## BEGIN Extracted information

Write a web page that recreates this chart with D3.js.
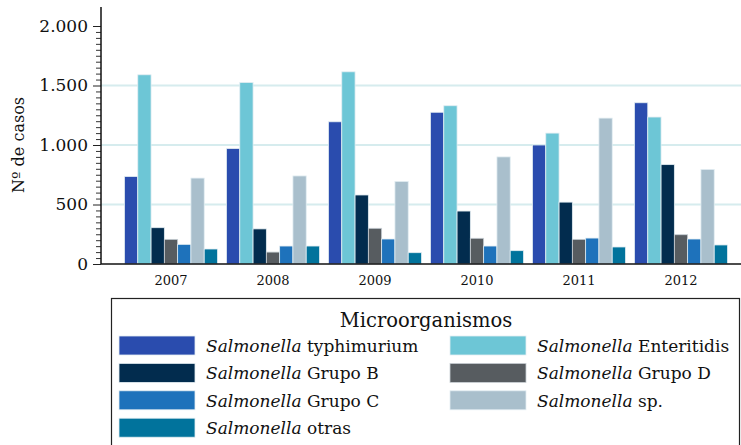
<!DOCTYPE html>
<html>
<head>
<meta charset="utf-8">
<script src="https://cdn.jsdelivr.net/npm/d3@7"></script>
<style>
  body { margin: 0; background: #fff; }
  svg { display: block; font-family: "DejaVu Serif", serif; }
</style>
</head>
<body>
<div id="chart"></div>
<script>
var years = ["2007", "2008", "2009", "2010", "2011", "2012"];

var seriesNames = ["typhimurium", "Enteritidis", "Grupo B", "Grupo D", "Grupo C", "sp.", "otras"];
var seriesColors = ["#2a4cae", "#6dc6d6", "#022c4e", "#575c60", "#1e72bb", "#a9bfcc", "#01739c"];

var typhimurium = [735, 970, 1195, 1275, 1000, 1355];
var enteritidis = [1590, 1525, 1615, 1330, 1100, 1235];
var grupoB = [305, 295, 580, 445, 520, 835];
var grupoD = [207, 100, 300, 216, 207, 246];
var grupoC = [165, 151, 210, 151, 218, 210];
var sp = [722, 740, 694, 900, 1226, 795];
var otras = [126, 151, 95, 112, 143, 160];

var seriesValues = [typhimurium, enteritidis, grupoB, grupoD, grupoC, sp, otras];

var yTicks = [0, 500, 1000, 1500, 2000];
var gridTicks = [500, 1000, 1500];

// legend order (two columns)
var legendOrder = [0, 1, 2, 3, 4, 5, 6];
var legendLabels = ["typhimurium", "Enteritidis", "Grupo B", "Grupo D", "Grupo C", "sp.", "otras"];

var width = 741,
    height = 445,
    font = "DejaVu Serif, serif";

var svg = d3.select("#chart")
    .append("svg")
    .attr("width", width)
    .attr("height", height);

var x0 = d3.scaleBand()
    .domain(years)
    .range([120, 732])
    .paddingInner(0.088)
    .paddingOuter(0.044);

var x1 = d3.scaleBand()
    .domain(d3.range(seriesNames.length))
    .range([0, x0.bandwidth()]);

var y = d3.scaleLinear()
    .domain([0, 2000])
    .range([264, 26]);

// gridlines
svg.append("g")
    .selectAll("line")
    .data(gridTicks).enter()
    .append("line")
    .attr("x1", 101)
    .attr("x2", width)
    .attr("y1", function(d) { return y(d); })
    .attr("y2", function(d) { return y(d); })
    .attr("stroke", "#d6ecee")
    .attr("stroke-width", 2);

// bars
var groups = svg.append("g")
    .selectAll("g")
    .data(years).enter()
    .append("g")
    .attr("transform", function(d) { return "translate(" + x0(d) + ",0)"; });

groups.selectAll("rect")
    .data(function(d, i) {
        return seriesValues.map(function(s, k) { return {k: k, v: s[i]}; });
    }).enter()
    .append("rect")
    .attr("x", function(d) { return x1(d.k); })
    .attr("width", x1.bandwidth())
    .attr("y", function(d) { return y(d.v); })
    .attr("height", function(d) { return y(0) - y(d.v); })
    .attr("fill", function(d) { return seriesColors[d.k]; })
    .attr("stroke", function(d) { return d.k == 3 ? "#c8cfd4" : "#e3edf2"; })
    .attr("stroke-width", 0.8);

// y axis: major ticks
var yAxis = d3.axisLeft(y)
    .tickValues(yTicks)
    .tickSize(8)
    .tickPadding(5)
    .tickFormat(function(d) { return d3.format(",")(d).replace(",", "."); });

var yg = svg.append("g")
    .attr("transform", "translate(101,0)")
    .call(yAxis);
yg.select(".domain").remove();
yg.selectAll("text")
    .attr("font-size", 17)
    .attr("font-family", font)
    .attr("fill", "#111");
yg.selectAll("line").attr("stroke", "#222");

// minor ticks every 50
var minorTicks = d3.range(0, 2001, 50).filter(function(d) { return d % 500 != 0; });
svg.append("g")
    .attr("transform", "translate(101,0)")
    .call(d3.axisLeft(y).tickValues(minorTicks).tickSize(5).tickFormat(""))
    .call(function(g) { g.select(".domain").remove(); })
    .selectAll("line").attr("stroke", "#333");

svg.append("line")
    .attr("x1", 101).attr("x2", 101)
    .attr("y1", 7).attr("y2", y(0))
    .attr("stroke", "#111")
    .attr("stroke-width", 1.5);

// x axis
var xg = svg.append("g")
    .attr("transform", "translate(0," + y(0) + ")")
    .call(d3.axisBottom(x0).tickSize(0).tickPadding(12));
xg.select(".domain").remove();
xg.selectAll("text")
    .attr("font-size", 13)
    .attr("font-family", font)
    .attr("fill", "#111");

svg.append("line")
    .attr("x1", 101).attr("x2", width)
    .attr("y1", y(0)).attr("y2", y(0))
    .attr("stroke", "#111")
    .attr("stroke-width", 1.5);

// y title
svg.append("text")
    .attr("transform", "translate(24,145) rotate(-90)")
    .attr("text-anchor", "middle")
    .attr("font-size", 16)
    .attr("fill", "#111")
    .text("Nº de casos");

// legend
var legend = svg.append("g");

legend.append("rect")
    .attr("x", 111.5)
    .attr("y", 298.5)
    .attr("width", 628)
    .attr("height", 160)
    .attr("fill", "none")
    .attr("stroke", "#222")
    .attr("stroke-width", 1.2);

legend.append("text")
    .attr("x", 426)
    .attr("y", 327)
    .attr("text-anchor", "middle")
    .attr("font-size", 19.5)
    .attr("fill", "#111")
    .text("Microorganismos");

var items = legend.selectAll(".item")
    .data(legendOrder).enter()
    .append("g")
    .attr("class", "item")
    .attr("transform", function(d, i) {
        var col = i % 2, row = Math.floor(i / 2);
        return "translate(" + (col == 0 ? 119 : 450) + "," + (336 + row * 27.4) + ")";
    });

items.append("rect")
    .attr("width", 76)
    .attr("height", 19)
    .attr("fill", function(d) { return seriesColors[d]; })
    .attr("stroke", function(d) { return d == 3 ? "#c8cfd4" : "#e3edf2"; })
    .attr("stroke-width", 0.8);

var labels = items.append("text")
    .attr("x", 87)
    .attr("y", 16)
    .attr("font-size", 17)
    .attr("fill", "#111");
labels.append("tspan")
    .attr("font-style", "italic")
    .text("Salmonella");
labels.append("tspan")
    .text(function(d) { return " " + legendLabels[d]; });
</script>
</body>
</html>
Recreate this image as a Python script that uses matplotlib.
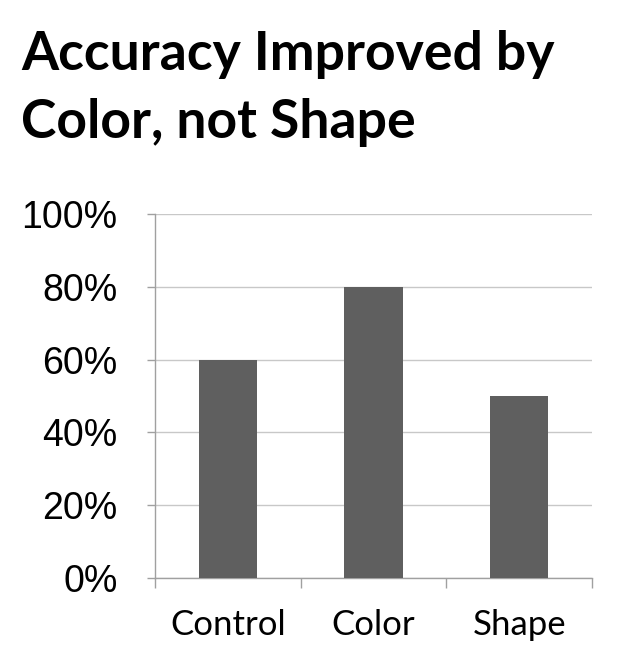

## END Extracted information

Quote each entry above verbatim and drop the pictures.

Write a web page that recreates this chart with D3.js.
<!DOCTYPE html>
<html>
<head>
<meta charset="utf-8">
<script src="https://cdn.jsdelivr.net/npm/d3@7"></script>
<style>
  body { margin: 0; background: #fff; }
  svg { display: block; font-family: "DejaVu Serif", serif; }
</style>
</head>
<body>
<div id="chart"></div>
<script>
var years = ["2007", "2008", "2009", "2010", "2011", "2012"];

var seriesNames = ["typhimurium", "Enteritidis", "Grupo B", "Grupo D", "Grupo C", "sp.", "otras"];
var seriesColors = ["#2a4cae", "#6dc6d6", "#022c4e", "#575c60", "#1e72bb", "#a9bfcc", "#01739c"];

var typhimurium = [735, 970, 1195, 1275, 1000, 1355];
var enteritidis = [1590, 1525, 1615, 1330, 1100, 1235];
var grupoB = [305, 295, 580, 445, 520, 835];
var grupoD = [207, 100, 300, 216, 207, 246];
var grupoC = [165, 151, 210, 151, 218, 210];
var sp = [722, 740, 694, 900, 1226, 795];
var otras = [126, 151, 95, 112, 143, 160];

var seriesValues = [typhimurium, enteritidis, grupoB, grupoD, grupoC, sp, otras];

var yTicks = [0, 500, 1000, 1500, 2000];
var gridTicks = [500, 1000, 1500];

// legend order (two columns)
var legendOrder = [0, 1, 2, 3, 4, 5, 6];
var legendLabels = ["typhimurium", "Enteritidis", "Grupo B", "Grupo D", "Grupo C", "sp.", "otras"];

var width = 741,
    height = 445,
    font = "DejaVu Serif, serif";

var svg = d3.select("#chart")
    .append("svg")
    .attr("width", width)
    .attr("height", height);

var x0 = d3.scaleBand()
    .domain(years)
    .range([120, 732])
    .paddingInner(0.088)
    .paddingOuter(0.044);

var x1 = d3.scaleBand()
    .domain(d3.range(seriesNames.length))
    .range([0, x0.bandwidth()]);

var y = d3.scaleLinear()
    .domain([0, 2000])
    .range([264, 26]);

// gridlines
svg.append("g")
    .selectAll("line")
    .data(gridTicks).enter()
    .append("line")
    .attr("x1", 101)
    .attr("x2", width)
    .attr("y1", function(d) { return y(d); })
    .attr("y2", function(d) { return y(d); })
    .attr("stroke", "#d6ecee")
    .attr("stroke-width", 2);

// bars
var groups = svg.append("g")
    .selectAll("g")
    .data(years).enter()
    .append("g")
    .attr("transform", function(d) { return "translate(" + x0(d) + ",0)"; });

groups.selectAll("rect")
    .data(function(d, i) {
        return seriesValues.map(function(s, k) { return {k: k, v: s[i]}; });
    }).enter()
    .append("rect")
    .attr("x", function(d) { return x1(d.k); })
    .attr("width", x1.bandwidth())
    .attr("y", function(d) { return y(d.v); })
    .attr("height", function(d) { return y(0) - y(d.v); })
    .attr("fill", function(d) { return seriesColors[d.k]; })
    .attr("stroke", function(d) { return d.k == 3 ? "#c8cfd4" : "#e3edf2"; })
    .attr("stroke-width", 0.8);

// y axis: major ticks
var yAxis = d3.axisLeft(y)
    .tickValues(yTicks)
    .tickSize(8)
    .tickPadding(5)
    .tickFormat(function(d) { return d3.format(",")(d).replace(",", "."); });

var yg = svg.append("g")
    .attr("transform", "translate(101,0)")
    .call(yAxis);
yg.select(".domain").remove();
yg.selectAll("text")
    .attr("font-size", 17)
    .attr("font-family", font)
    .attr("fill", "#111");
yg.selectAll("line").attr("stroke", "#222");

// minor ticks every 50
var minorTicks = d3.range(0, 2001, 50).filter(function(d) { return d % 500 != 0; });
svg.append("g")
    .attr("transform", "translate(101,0)")
    .call(d3.axisLeft(y).tickValues(minorTicks).tickSize(5).tickFormat(""))
    .call(function(g) { g.select(".domain").remove(); })
    .selectAll("line").attr("stroke", "#333");

svg.append("line")
    .attr("x1", 101).attr("x2", 101)
    .attr("y1", 7).attr("y2", y(0))
    .attr("stroke", "#111")
    .attr("stroke-width", 1.5);

// x axis
var xg = svg.append("g")
    .attr("transform", "translate(0," + y(0) + ")")
    .call(d3.axisBottom(x0).tickSize(0).tickPadding(12));
xg.select(".domain").remove();
xg.selectAll("text")
    .attr("font-size", 13)
    .attr("font-family", font)
    .attr("fill", "#111");

svg.append("line")
    .attr("x1", 101).attr("x2", width)
    .attr("y1", y(0)).attr("y2", y(0))
    .attr("stroke", "#111")
    .attr("stroke-width", 1.5);

// y title
svg.append("text")
    .attr("transform", "translate(24,145) rotate(-90)")
    .attr("text-anchor", "middle")
    .attr("font-size", 16)
    .attr("fill", "#111")
    .text("Nº de casos");

// legend
var legend = svg.append("g");

legend.append("rect")
    .attr("x", 111.5)
    .attr("y", 298.5)
    .attr("width", 628)
    .attr("height", 160)
    .attr("fill", "none")
    .attr("stroke", "#222")
    .attr("stroke-width", 1.2);

legend.append("text")
    .attr("x", 426)
    .attr("y", 327)
    .attr("text-anchor", "middle")
    .attr("font-size", 19.5)
    .attr("fill", "#111")
    .text("Microorganismos");

var items = legend.selectAll(".item")
    .data(legendOrder).enter()
    .append("g")
    .attr("class", "item")
    .attr("transform", function(d, i) {
        var col = i % 2, row = Math.floor(i / 2);
        return "translate(" + (col == 0 ? 119 : 450) + "," + (336 + row * 27.4) + ")";
    });

items.append("rect")
    .attr("width", 76)
    .attr("height", 19)
    .attr("fill", function(d) { return seriesColors[d]; })
    .attr("stroke", function(d) { return d == 3 ? "#c8cfd4" : "#e3edf2"; })
    .attr("stroke-width", 0.8);

var labels = items.append("text")
    .attr("x", 87)
    .attr("y", 16)
    .attr("font-size", 17)
    .attr("fill", "#111");
labels.append("tspan")
    .attr("font-style", "italic")
    .text("Salmonella");
labels.append("tspan")
    .text(function(d) { return " " + legendLabels[d]; });
</script>
</body>
</html>
Recreate this image as a Python script that uses matplotlib.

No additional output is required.